Bipolare Stimmung

■ L'art de passage kommen in die Parochialkirche

Ja, auch uns hat sie schon erwischt, jene scheinbar konträre Gefühlsmischung aus melancholischer Trägheit und berstender Lust am sommerlichen Leben. Eine Laune, die einen überall heimsuchen kann.

Zum Beispiel in Pariser Cafés, die am Morgen eben erst ihre Stühle auf die Straße gestellt haben. Es handelt sich um eine kaum fixierbare Gemütslage, die auch in der Musik von L'art de passage drinhängt und ihre luftigen Instrumentals wie ein roter Faden durchzieht; eine sozusagen bipolare Stimmung, die sich im sanft schunkelnden Wellenrhythmus äußert, der romantisch ans Ufer treibt, dann wieder plötzlich in Form von quirligen Melodieläufen aufspringt und die Tonleitern auf und ab hastet.
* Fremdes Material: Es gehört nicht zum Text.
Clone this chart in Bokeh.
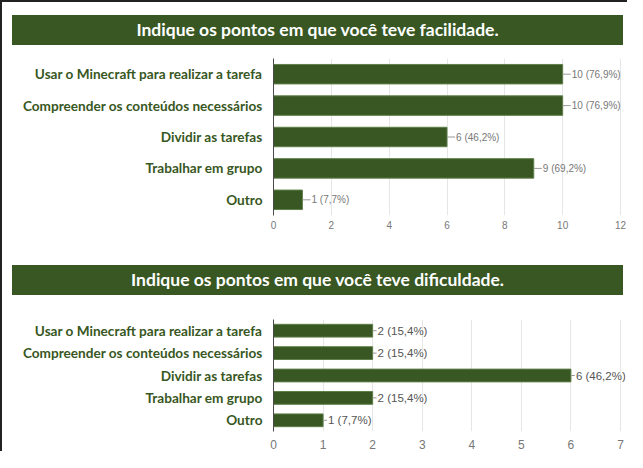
from bokeh.plotting import figure
from bokeh.models import ColumnDataSource, FactorRange, Range1d, FixedTicker, LabelSet, Div
from bokeh.layouts import column
from bokeh.embed import file_html
from bokeh.resources import INLINE
from bokeh.core.properties import value

# ---- data ----
categories = [
    "Usar o Minecraft para realizar a tarefa",
    "Compreender os conteúdos necessários",
    "Dividir as tarefas",
    "Trabalhar em grupo",
    "Outro",
]
facilidade_counts = [10, 10, 6, 9, 1]
facilidade_pct = ["76,9%", "76,9%", "46,2%", "69,2%", "7,7%"]
dificuldade_counts = [2, 2, 6, 2, 1]
dificuldade_pct = ["15,4%", "15,4%", "46,2%", "15,4%", "7,7%"]
title_facilidade = "Indique os pontos em que você teve facilidade."
title_dificuldade = "Indique os pontos em que você teve dificuldade."
ticks_facilidade = [0, 2, 4, 6, 8, 10, 12]
ticks_dificuldade = [0, 1, 2, 3, 4, 5, 6, 7]

GREEN = "#385723"
CAT_FONT = "Lato"
NUM_FONT = "Liberation Sans"
AXIS_W = 347      # pixels from 0 to the last tick
FRAME_W = 352     # a little room after the last tick for the value labels


def title_bar(text, margin):
    return Div(text=text, width=611, height=30, margin=margin,
               styles={"background-color": GREEN, "color": "white",
                       "font-family": CAT_FONT, "font-weight": "bold",
                       "font-size": "17.5px", "text-align": "center",
                       "line-height": "30px", "white-space": "nowrap",
                       "overflow": "hidden"})


def bar_chart(counts, pcts, ticks, frame_h, bar_h, top, bottom,
              lab_size, tick_size, tick_standoff, leader, lab_color):
    src = ColumnDataSource(dict(
        cat=categories,
        count=counts,
        lead=[c + leader for c in counts],
        label=[f"{c} ({p})" for c, p in zip(counts, pcts)],
    ))
    p = figure(y_range=FactorRange(factors=categories[::-1]),
               x_range=Range1d(0, ticks[-1] * FRAME_W / AXIS_W),
               frame_width=FRAME_W, frame_height=frame_h,
               min_border_left=271, min_border_right=2,
               min_border_top=top, min_border_bottom=bottom,
               toolbar_location=None, output_backend="svg")
    p.outline_line_color = None
    p.background_fill_color = "white"
    p.border_fill_color = "white"

    p.hbar(y="cat", left=0, right="count", height=bar_h, source=src,
           fill_color=GREEN, line_color="#5f7f48", line_width=1)
    p.segment(x0="count", x1="lead", y0="cat", y1="cat", source=src,
              line_color="#9a9a9a", line_width=1)
    p.add_layout(LabelSet(x="lead", y="cat", text="label", source=src, x_offset=1,
                          text_baseline="middle", text_align="left",
                          text_font=value(NUM_FONT), text_font_size=lab_size,
                          text_color=lab_color))
    p.xaxis.ticker = FixedTicker(ticks=ticks)
    p.xgrid.ticker = FixedTicker(ticks=ticks)
    p.xgrid.grid_line_color = "#e6e6e6"
    p.ygrid.grid_line_color = None
    p.xaxis.axis_line_color = None
    p.xaxis.major_tick_line_color = None
    p.xaxis.minor_tick_line_color = None
    p.xaxis.major_tick_out = 0
    p.xaxis.major_tick_in = 0
    p.xaxis.major_label_standoff = tick_standoff
    p.xaxis.major_label_text_font = NUM_FONT
    p.xaxis.major_label_text_font_size = tick_size
    p.xaxis.major_label_text_color = "#777777"
    p.yaxis.axis_line_color = "#4a4a4a"
    p.yaxis.major_tick_line_color = None
    p.yaxis.minor_tick_line_color = None
    p.yaxis.major_tick_out = 0
    p.yaxis.major_tick_in = 0
    p.yaxis.major_label_standoff = 11
    p.yaxis.major_label_text_font = CAT_FONT
    p.yaxis.major_label_text_font_style = "bold"
    p.yaxis.major_label_text_font_size = "13.6px"
    p.yaxis.major_label_text_color = GREEN
    return p


t1 = title_bar(title_facilidade, (13, 0, 0, 10))
p1 = bar_chart(facilidade_counts, facilidade_pct, ticks_facilidade,
               157, 0.62, 13, 50, "10px", "10px", 5, 0.28, "#777777")
t2 = title_bar(title_dificuldade, (0, 0, 0, 10))
p2 = bar_chart(dificuldade_counts, dificuldade_pct, ticks_dificuldade,
               112, 0.57, 24, 19, "11.5px", "12px", 8, 0.08, "#555555")

root = column(t1, p1, t2, p2, spacing=0,
              styles={"border-top": "2px solid #222222", "border-left": "2px solid #222222"})

open("out.html", "w").write(file_html(root, INLINE))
Eine Spannung schließlich, die Gemütlichkeit zuläßt und gleichzeitig bei der Stange hält.

Mit dem Akkordeon als Leitinstrument führt Tobias Morgenstern samt seinen vier Mitmusikanten durch einen musikalischen Reigen voll frankophiler Lässigkeit, ohne dabei in die anbiedernde Haltung eines Reiseführers zu verfallen.

Im Gegenteil, die Exkursionen von L'art de passage bleiben undogmatisch und gestatten dem Hörer verzweigte Freiräume für eigene Entdeckungen. Eine zentrale Rolle in den größtenteils akustisch instrumentierten Folklorestückchen spielt sicherlich der Tango, und zwar nicht nur unter rein musikalischen Gesichtspunkten. Es ist vielmehr das befreite Lebensgefühl und das stolze Selbstbewußtsein, das aus allen Liedern strahlt — selbst wenn sich die Gruppe in dezenter Jazz-Phrasierung versucht oder allerlei klappernde Percussion pseudoethnischer Prägung einsetzt.
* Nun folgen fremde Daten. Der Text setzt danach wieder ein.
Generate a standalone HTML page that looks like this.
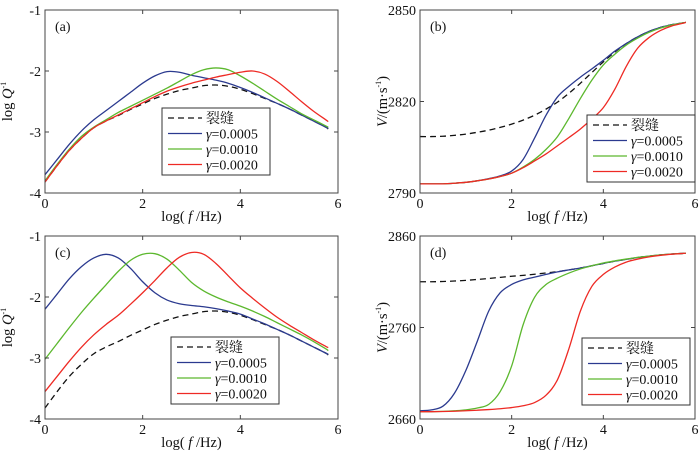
<!DOCTYPE html>
<html><head><meta charset="utf-8"><style>
body{margin:0;background:#fff}
svg text{font-family:"Liberation Serif","Noto Serif CJK SC",serif;fill:#111}
</style></head><body>
<svg id="c" width="700" height="452" viewBox="0 0 700 452"></svg>
<script>
const xs=[0,0.25,0.5,0.75,1,1.25,1.5,1.75,2,2.25,2.5,2.75,3,3.25,3.5,3.75,4,4.25,4.5,4.75,5,5.25,5.5,5.75,5.8];
const xTicks=[0,2,4,6];
const aCrack=[-3.82,-3.55,-3.3,-3.1,-2.93,-2.82,-2.73,-2.63,-2.54,-2.45,-2.38,-2.32,-2.28,-2.24,-2.23,-2.25,-2.3,-2.37,-2.45,-2.53,-2.62,-2.72,-2.82,-2.92,-2.95];
const aG1=[-3.7,-3.45,-3.2,-2.98,-2.8,-2.65,-2.5,-2.35,-2.2,-2.08,-2.01,-2.02,-2.07,-2.11,-2.15,-2.2,-2.27,-2.35,-2.44,-2.53,-2.62,-2.72,-2.82,-2.92,-2.94];
const aG2=[-3.8,-3.53,-3.28,-3.07,-2.92,-2.8,-2.68,-2.58,-2.48,-2.38,-2.28,-2.17,-2.06,-1.98,-1.95,-1.98,-2.08,-2.2,-2.33,-2.46,-2.58,-2.7,-2.8,-2.9,-2.92];
const aG3=[-3.82,-3.55,-3.3,-3.1,-2.93,-2.82,-2.72,-2.62,-2.52,-2.42,-2.33,-2.26,-2.2,-2.15,-2.1,-2.06,-2.02,-2.0,-2.05,-2.17,-2.33,-2.5,-2.66,-2.8,-2.83];
const bCrack=[2808.5,2808.5,2808.6,2808.9,2809.3,2809.9,2810.6,2811.5,2812.6,2813.9,2815.5,2817.5,2819.8,2822.7,2826,2829.5,2833,2836.2,2839,2841.2,2843,2844.3,2845.2,2845.8,2846];
const bG1=[2793,2793,2793,2793.2,2793.5,2794,2794.7,2795.6,2797.2,2801,2808,2815.5,2821.5,2825,2828,2830.7,2833.5,2836.5,2839,2841.2,2843,2844.3,2845.2,2845.8,2846];
const bG2=[2793,2793,2793,2793.2,2793.5,2794,2794.6,2795.4,2796.5,2798.5,2801,2804.3,2808.5,2814.5,2821,2827,2832,2835.5,2838.5,2840.8,2842.7,2844.1,2845.1,2845.8,2846];
const bG3=[2793,2793,2793,2793.2,2793.5,2794,2794.6,2795.4,2796.5,2798.3,2800.5,2802.8,2805.5,2808.2,2811,2814.3,2818,2824,2831.5,2837.5,2841,2843.3,2844.8,2845.7,2846];
const cCrack=[-3.82,-3.55,-3.3,-3.1,-2.93,-2.82,-2.73,-2.63,-2.54,-2.45,-2.38,-2.32,-2.28,-2.24,-2.23,-2.25,-2.3,-2.37,-2.45,-2.53,-2.62,-2.72,-2.82,-2.92,-2.95];
const cG1=[-2.2,-1.95,-1.7,-1.5,-1.36,-1.3,-1.36,-1.53,-1.75,-1.93,-2.05,-2.11,-2.14,-2.16,-2.19,-2.23,-2.28,-2.36,-2.44,-2.53,-2.62,-2.72,-2.82,-2.92,-2.94];
const cG2=[-3.02,-2.76,-2.5,-2.25,-2.02,-1.8,-1.58,-1.4,-1.3,-1.29,-1.38,-1.56,-1.76,-1.9,-2.0,-2.08,-2.15,-2.23,-2.32,-2.42,-2.52,-2.62,-2.73,-2.85,-2.88];
const cG3=[-3.55,-3.3,-3.05,-2.82,-2.62,-2.45,-2.3,-2.12,-1.93,-1.73,-1.52,-1.35,-1.27,-1.3,-1.45,-1.65,-1.85,-2.02,-2.18,-2.33,-2.46,-2.58,-2.7,-2.81,-2.83];
const dCrack=[2810,2810,2810.3,2810.8,2811.5,2812.5,2813.6,2814.8,2816,2817,2818.2,2819.6,2821,2823,2825,2827.5,2830,2832.5,2834.5,2836.5,2838,2839.3,2840.3,2841,2841.2];
const dG1=[2669,2670,2674,2688,2713,2745,2778,2798,2807,2812,2815,2818,2820.8,2823,2825,2827.5,2830,2832.5,2834.5,2836.5,2838,2839.3,2840.3,2841,2841.2];
const dG2=[2668,2668,2668.3,2669,2670,2672,2676,2690,2718,2763,2793,2807,2814,2819.5,2824,2827.5,2830.5,2832.8,2834.8,2836.6,2838,2839.3,2840.3,2841,2841.2];
const dG3=[2668,2668,2668.2,2668.5,2669,2669.6,2670.3,2671.2,2672.5,2674.5,2678,2686,2703,2737,2778,2805,2818,2826,2831.5,2834.8,2837.2,2838.9,2840.1,2841,2841.2];
const qTicks=[-1,-2,-3,-4];
const bTicks=[2790,2820,2850];
const dTicks=[2660,2760,2860];
const legendLabels=["裂缝","=0.0005","=0.0010","=0.0020"];
const colors=["#111","#2b3a8f","#5cb82e","#ee2a24"];

const svg=document.getElementById('c');
const NS='http://www.w3.org/2000/svg';
function mk(t,a,p){const e=document.createElementNS(NS,t);for(const k in a)e.setAttribute(k,a[k]);(p||svg).appendChild(e);return e;}
function path(pts){let d='M'+pts[0][0]+','+pts[0][1];for(let i=0;i<pts.length-1;i++){const p0=pts[Math.max(0,i-1)],p1=pts[i],p2=pts[i+1],p3=pts[Math.min(pts.length-1,i+2)];d+=' C'+(p1[0]+(p2[0]-p0[0])/6)+','+(p1[1]+(p2[1]-p0[1])/6)+' '+(p2[0]-(p3[0]-p1[0])/6)+','+(p2[1]-(p3[1]-p1[1])/6)+' '+p2[0]+','+p2[1];}return d;}
function panel(name,L,T,R,B,ymin,ymax,yt,series,lbl,isQ,leg){
  const g=mk('g',{});
  
  
  const sx=v=>L+(v-0)/6*(R-L), sy=v=>B-(v-ymin)/(ymax-ymin)*(B-T);
  series.forEach((s,i)=>{
    const p=mk('path',{d:path(xs.map((x,j)=>[sx(x),sy(s[j])])),fill:'none',stroke:colors[i],'stroke-width':1.3,'stroke-dasharray':i==0?'6,4':''},g);
    
    
  });
  mk('rect',{x:L,y:T,width:R-L,height:B-T,fill:'none',stroke:'#444','stroke-width':1},g);
  xTicks.forEach(v=>{const x=sx(v);mk('line',{x1:x,x2:x,y1:B,y2:B-4,stroke:'#444'},g);mk('line',{x1:x,x2:x,y1:T,y2:T+4,stroke:'#444'},g);
    const t=mk('text',{x:x,y:B+15,'text-anchor':'middle','font-size':14},g);t.textContent=v;
    });
  yt.forEach(v=>{const y=sy(v);mk('line',{x1:L,x2:L+4,y1:y,y2:y,stroke:'#444'},g);mk('line',{x1:R,x2:R-4,y1:y,y2:y,stroke:'#444'},g);
    const t=mk('text',{x:L-4,y:y+5,'text-anchor':'end','font-size':14},g);t.textContent=v;
    });
  const xt=mk('text',{x:(L+R)/2,y:B+28,'text-anchor':'middle','font-size':14.5},g);
  xt.innerHTML='log( <tspan font-style="italic">f</tspan> /Hz)';
  
  const yx=L-33, yy=(T+B)/2;
  const ytl=mk('text',{x:yx,y:yy,'text-anchor':'middle','font-size':14.5,transform:`rotate(-90 ${yx} ${yy})`},g);
  ytl.innerHTML=isQ?'log <tspan font-style="italic">Q</tspan><tspan font-size="8" dy="-6">-1</tspan>':'<tspan font-style="italic">V</tspan>/(m·s<tspan font-size="8" dy="-6">-1</tspan><tspan dy="6">)</tspan>';
  
  const pl=mk('text',{x:L+10,y:T+21,'font-size':14},g);pl.textContent=lbl;
  
  const lg=mk('g',{},g);
  
  mk('rect',{x:leg[0],y:leg[1],width:leg[2],height:leg[3],fill:'#fff',stroke:'#333'},lg);
  legendLabels.forEach((s,i)=>{const y=leg[1]+10+i*15.5;
    mk('line',{x1:leg[0]+6,x2:leg[0]+40,y1:y,y2:y,stroke:colors[i],'stroke-width':1.3,'stroke-dasharray':i==0?'6,4':''},lg);
    const t=mk('text',{x:leg[0]+44,y:y+5,'font-size':14},lg);
    t.innerHTML=i==0?s:'<tspan font-style="italic">γ</tspan>'+s;
    });
}
panel('panel-a',45,10,338,193,-4,-1,qTicks,[aCrack,aG1,aG2,aG3],'(a)',true,[162,108,108,67]);
panel('panel-b',420,10,695,193,2790,2850,bTicks,[bCrack,bG1,bG2,bG3],'(b)',false,[587,115,108,67]);
panel('panel-c',45,236,338,419,-4,-1,qTicks,[cCrack,cG1,cG2,cG3],'(c)',true,[171,337,108,67]);
panel('panel-d',420,236,695,419,2660,2860,dTicks,[dCrack,dG1,dG2,dG3],'(d)',false,[582,338,108,67]);
</script>
</body></html>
Klar, solche Musik würde wohl am besten in das Freiluft-Ambiente südländischer Straßencafés passen. Doch auch die Parochialkirche (die für zeitgenössische E-Musik ebenso offensteht wie für diverse Ethno- Spielarten) kann schon mal einen trefflichen Auftrittsrahmen stellen. Und überhaupt: von der ernsthaft- pietätvollen Kirchenatmosphäre wird bestimmt nicht mehr viel übrigbleiben, wenn die Passagenkünstler beschwingtes und frisch importiertes Chanson-Flair in die heiligen Hallen pusten. Es gibt eben solche Stimmungen. Peter Bickel

Heute um 20.30 Uhr in der Parochialkirche, Klosterstraße 67, Mitte. Der U-Bahnhof Klosterstraße ist voraussichtlich noch bis Oktober geschlossen.